> _Raw data_:
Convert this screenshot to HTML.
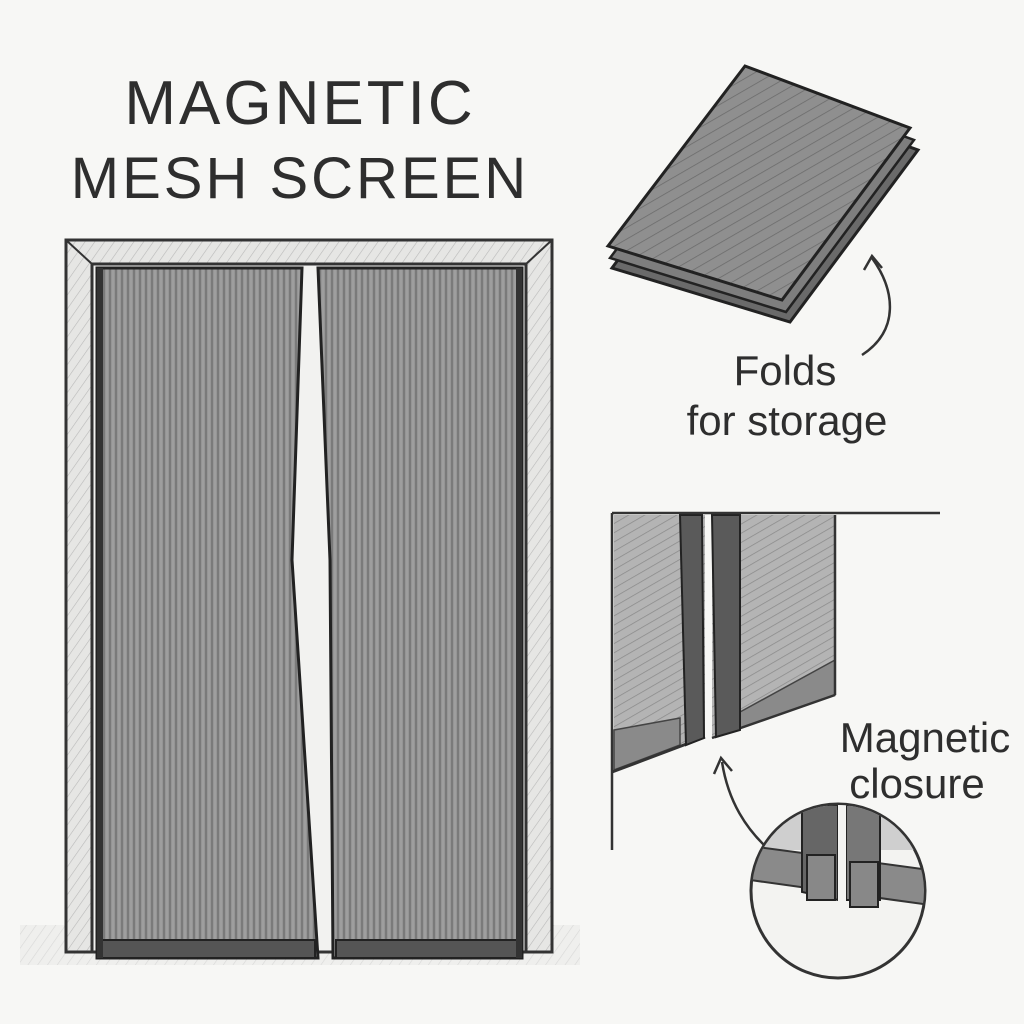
<!DOCTYPE html>
<html><head><meta charset="utf-8"><style>
html,body{margin:0;padding:0;background:#f7f7f5;}
svg{display:block}
text{font-family:"Liberation Sans",sans-serif;fill:#2e2e2e;}
</style></head><body>
<svg width="1024" height="1024" viewBox="0 0 1024 1024" xmlns="http://www.w3.org/2000/svg">
<defs>
<pattern id="vl" width="6" height="40" patternUnits="userSpaceOnUse">
<rect width="6" height="40" fill="#959595"/>
<line x1="2" y1="0" x2="2" y2="40" stroke="#6e6e6e" stroke-width="1.4"/>
<line x1="5" y1="0" x2="5" y2="40" stroke="#a8a8a8" stroke-width="1"/>
</pattern>
<pattern id="vl2" width="8" height="8" patternUnits="userSpaceOnUse" patternTransform="rotate(60)">
<rect width="8" height="8" fill="#b4b4b4"/>
<line x1="0" y1="0" x2="0" y2="8" stroke="#8a8a8a" stroke-width="1.5"/>
</pattern>
<pattern id="hatch" width="8" height="8" patternUnits="userSpaceOnUse" patternTransform="rotate(35)">
<rect width="8" height="8" fill="#e6e6e4"/>
<line x1="0" y1="0" x2="0" y2="8" stroke="#b9b9b9" stroke-width="1.2"/>
</pattern>
<pattern id="fold" width="10" height="10" patternUnits="userSpaceOnUse" patternTransform="rotate(60)">
<rect width="10" height="10" fill="#8f8f8f"/>
<line x1="0" y1="0" x2="0" y2="10" stroke="#6a6a6a" stroke-width="1.5"/>
</pattern>
</defs>
<rect width="1024" height="1024" fill="#f7f7f5"/>

<text x="300" y="124" font-size="62" text-anchor="middle" letter-spacing="3">MAGNETIC</text>
<text x="300" y="198" font-size="58" text-anchor="middle" letter-spacing="3">MESH SCREEN</text>

<rect x="20" y="925" width="560" height="40" fill="url(#hatch)" opacity="0.5"/>

<rect x="66" y="240" width="486" height="712" fill="url(#hatch)" stroke="#333" stroke-width="3"/>
<rect x="92" y="264" width="434" height="688" fill="#f2f2f0" stroke="#333" stroke-width="3"/>
<line x1="66" y1="240" x2="92" y2="264" stroke="#333" stroke-width="2"/>
<line x1="552" y1="240" x2="526" y2="264" stroke="#333" stroke-width="2"/>

<polygon points="97,268 302,268 292,560 318,958 97,958" fill="url(#vl)" stroke="#222" stroke-width="3"/>
<polygon points="318,268 522,268 522,958 333,958 330,560" fill="url(#vl)" stroke="#222" stroke-width="3"/>
<rect x="97" y="940" width="218" height="18" fill="#555" stroke="#222" stroke-width="2"/>
<rect x="336" y="940" width="186" height="18" fill="#555" stroke="#222" stroke-width="2"/>
<rect x="97" y="268" width="6" height="690" fill="#333"/>
<rect x="516" y="268" width="6" height="690" fill="#333"/>

<polygon points="612,268 745,88 918,150 790,322" fill="#6a6a6a" stroke="#222" stroke-width="3"/>
<polygon points="610,258 745,78 914,140 786,312" fill="#7e7e7e" stroke="#222" stroke-width="2.5"/>
<polygon points="608,246 745,66 910,128 782,300" fill="url(#fold)" stroke="#222" stroke-width="3"/>

<path d="M862,355 C900,330 895,290 872,258" fill="none" stroke="#333" stroke-width="2.5"/>
<path d="M864,270 L872,256 L882,268" fill="none" stroke="#333" stroke-width="2.5"/>
<text x="785" y="385" font-size="42" text-anchor="middle">Folds</text>
<text x="787" y="435" font-size="42" text-anchor="middle">for storage</text>

<!-- Closeup -->
<polygon points="614,515 705,515 705,735 614,770" fill="url(#vl2)"/>
<polygon points="614,730 680,718 680,745 614,770" fill="#8a8a8a" stroke="#444" stroke-width="1.5"/>
<polygon points="712,515 835,515 835,695 712,738" fill="url(#vl2)"/>
<polygon points="740,712 835,660 835,695 740,728" fill="#8a8a8a" stroke="#444" stroke-width="1.5"/>
<line x1="835" y1="515" x2="835" y2="695" stroke="#333" stroke-width="2.5"/>
<line x1="612" y1="772" x2="705" y2="737" stroke="#333" stroke-width="3"/>
<line x1="712" y1="738" x2="835" y2="695" stroke="#333" stroke-width="2.5"/>
<polygon points="680,515 702,515 704,738 686,745" fill="#5a5a5a" stroke="#222" stroke-width="2"/>
<polygon points="712,515 740,515 740,730 716,737" fill="#5a5a5a" stroke="#222" stroke-width="2"/>
<line x1="612" y1="513" x2="940" y2="513" stroke="#333" stroke-width="2.5"/>
<line x1="612" y1="513" x2="612" y2="850" stroke="#333" stroke-width="2.5"/>

<text x="925" y="752" font-size="42" text-anchor="middle">Magnetic</text>
<text x="917" y="798" font-size="42" text-anchor="middle">closure</text>

<path d="M775,855 C745,830 728,800 722,762" fill="none" stroke="#333" stroke-width="2.5"/>
<path d="M714,774 L721,758 L732,771" fill="none" stroke="#333" stroke-width="2.5"/>

<circle cx="838" cy="891" r="87" fill="#f3f3f1" stroke="#333" stroke-width="3"/>
<clipPath id="cc"><circle cx="838" cy="891" r="86"/></clipPath>
<g clip-path="url(#cc)">
<rect x="750" y="800" width="180" height="50" fill="#cfcfcf"/>
<polygon points="750,846 930,870 930,905 750,880" fill="#8a8a8a"/>
<polygon points="750,846 930,870 930,905 750,880" fill="none" stroke="#333" stroke-width="2"/>
<polygon points="802,805 838,805 838,900 802,892" fill="#666" stroke="#222" stroke-width="2"/>
<polygon points="846,805 880,805 880,900 846,900" fill="#777" stroke="#222" stroke-width="2"/>
<rect x="807" y="855" width="28" height="45" fill="#888" stroke="#222" stroke-width="2"/>
<rect x="850" y="862" width="28" height="45" fill="#888" stroke="#222" stroke-width="2"/>
<rect x="838" y="805" width="8" height="110" fill="#f3f3f1"/>
</g>
</svg>
</body></html>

> _Given request_: Your copy of the data above should match it exactly, except that pictures are left out.

> _Output below_:
Convert this screenshot to HTML.
<!DOCTYPE html>
<html><head><meta charset="utf-8"><style>
html,body{margin:0;padding:0;background:#f7f7f5;}
svg{display:block}
text{font-family:"Liberation Sans",sans-serif;fill:#2e2e2e;}
</style></head><body>
<svg width="1024" height="1024" viewBox="0 0 1024 1024" xmlns="http://www.w3.org/2000/svg">
<defs>
<pattern id="vl" width="6" height="40" patternUnits="userSpaceOnUse">
<rect width="6" height="40" fill="#959595"/>
<line x1="2" y1="0" x2="2" y2="40" stroke="#6e6e6e" stroke-width="1.4"/>
<line x1="5" y1="0" x2="5" y2="40" stroke="#a8a8a8" stroke-width="1"/>
</pattern>
<pattern id="vl2" width="8" height="8" patternUnits="userSpaceOnUse" patternTransform="rotate(60)">
<rect width="8" height="8" fill="#b4b4b4"/>
<line x1="0" y1="0" x2="0" y2="8" stroke="#8a8a8a" stroke-width="1.5"/>
</pattern>
<pattern id="hatch" width="8" height="8" patternUnits="userSpaceOnUse" patternTransform="rotate(35)">
<rect width="8" height="8" fill="#e6e6e4"/>
<line x1="0" y1="0" x2="0" y2="8" stroke="#b9b9b9" stroke-width="1.2"/>
</pattern>
<pattern id="fold" width="10" height="10" patternUnits="userSpaceOnUse" patternTransform="rotate(60)">
<rect width="10" height="10" fill="#8f8f8f"/>
<line x1="0" y1="0" x2="0" y2="10" stroke="#6a6a6a" stroke-width="1.5"/>
</pattern>
</defs>
<rect width="1024" height="1024" fill="#f7f7f5"/>

<text x="300" y="124" font-size="62" text-anchor="middle" letter-spacing="3">MAGNETIC</text>
<text x="300" y="198" font-size="58" text-anchor="middle" letter-spacing="3">MESH SCREEN</text>

<rect x="20" y="925" width="560" height="40" fill="url(#hatch)" opacity="0.5"/>

<rect x="66" y="240" width="486" height="712" fill="url(#hatch)" stroke="#333" stroke-width="3"/>
<rect x="92" y="264" width="434" height="688" fill="#f2f2f0" stroke="#333" stroke-width="3"/>
<line x1="66" y1="240" x2="92" y2="264" stroke="#333" stroke-width="2"/>
<line x1="552" y1="240" x2="526" y2="264" stroke="#333" stroke-width="2"/>

<polygon points="97,268 302,268 292,560 318,958 97,958" fill="url(#vl)" stroke="#222" stroke-width="3"/>
<polygon points="318,268 522,268 522,958 333,958 330,560" fill="url(#vl)" stroke="#222" stroke-width="3"/>
<rect x="97" y="940" width="218" height="18" fill="#555" stroke="#222" stroke-width="2"/>
<rect x="336" y="940" width="186" height="18" fill="#555" stroke="#222" stroke-width="2"/>
<rect x="97" y="268" width="6" height="690" fill="#333"/>
<rect x="516" y="268" width="6" height="690" fill="#333"/>

<polygon points="612,268 745,88 918,150 790,322" fill="#6a6a6a" stroke="#222" stroke-width="3"/>
<polygon points="610,258 745,78 914,140 786,312" fill="#7e7e7e" stroke="#222" stroke-width="2.5"/>
<polygon points="608,246 745,66 910,128 782,300" fill="url(#fold)" stroke="#222" stroke-width="3"/>

<path d="M862,355 C900,330 895,290 872,258" fill="none" stroke="#333" stroke-width="2.5"/>
<path d="M864,270 L872,256 L882,268" fill="none" stroke="#333" stroke-width="2.5"/>
<text x="785" y="385" font-size="42" text-anchor="middle">Folds</text>
<text x="787" y="435" font-size="42" text-anchor="middle">for storage</text>

<!-- Closeup -->
<polygon points="614,515 705,515 705,735 614,770" fill="url(#vl2)"/>
<polygon points="614,730 680,718 680,745 614,770" fill="#8a8a8a" stroke="#444" stroke-width="1.5"/>
<polygon points="712,515 835,515 835,695 712,738" fill="url(#vl2)"/>
<polygon points="740,712 835,660 835,695 740,728" fill="#8a8a8a" stroke="#444" stroke-width="1.5"/>
<line x1="835" y1="515" x2="835" y2="695" stroke="#333" stroke-width="2.5"/>
<line x1="612" y1="772" x2="705" y2="737" stroke="#333" stroke-width="3"/>
<line x1="712" y1="738" x2="835" y2="695" stroke="#333" stroke-width="2.5"/>
<polygon points="680,515 702,515 704,738 686,745" fill="#5a5a5a" stroke="#222" stroke-width="2"/>
<polygon points="712,515 740,515 740,730 716,737" fill="#5a5a5a" stroke="#222" stroke-width="2"/>
<line x1="612" y1="513" x2="940" y2="513" stroke="#333" stroke-width="2.5"/>
<line x1="612" y1="513" x2="612" y2="850" stroke="#333" stroke-width="2.5"/>

<text x="925" y="752" font-size="42" text-anchor="middle">Magnetic</text>
<text x="917" y="798" font-size="42" text-anchor="middle">closure</text>

<path d="M775,855 C745,830 728,800 722,762" fill="none" stroke="#333" stroke-width="2.5"/>
<path d="M714,774 L721,758 L732,771" fill="none" stroke="#333" stroke-width="2.5"/>

<circle cx="838" cy="891" r="87" fill="#f3f3f1" stroke="#333" stroke-width="3"/>
<clipPath id="cc"><circle cx="838" cy="891" r="86"/></clipPath>
<g clip-path="url(#cc)">
<rect x="750" y="800" width="180" height="50" fill="#cfcfcf"/>
<polygon points="750,846 930,870 930,905 750,880" fill="#8a8a8a"/>
<polygon points="750,846 930,870 930,905 750,880" fill="none" stroke="#333" stroke-width="2"/>
<polygon points="802,805 838,805 838,900 802,892" fill="#666" stroke="#222" stroke-width="2"/>
<polygon points="846,805 880,805 880,900 846,900" fill="#777" stroke="#222" stroke-width="2"/>
<rect x="807" y="855" width="28" height="45" fill="#888" stroke="#222" stroke-width="2"/>
<rect x="850" y="862" width="28" height="45" fill="#888" stroke="#222" stroke-width="2"/>
<rect x="838" y="805" width="8" height="110" fill="#f3f3f1"/>
</g>
</svg>
</body></html>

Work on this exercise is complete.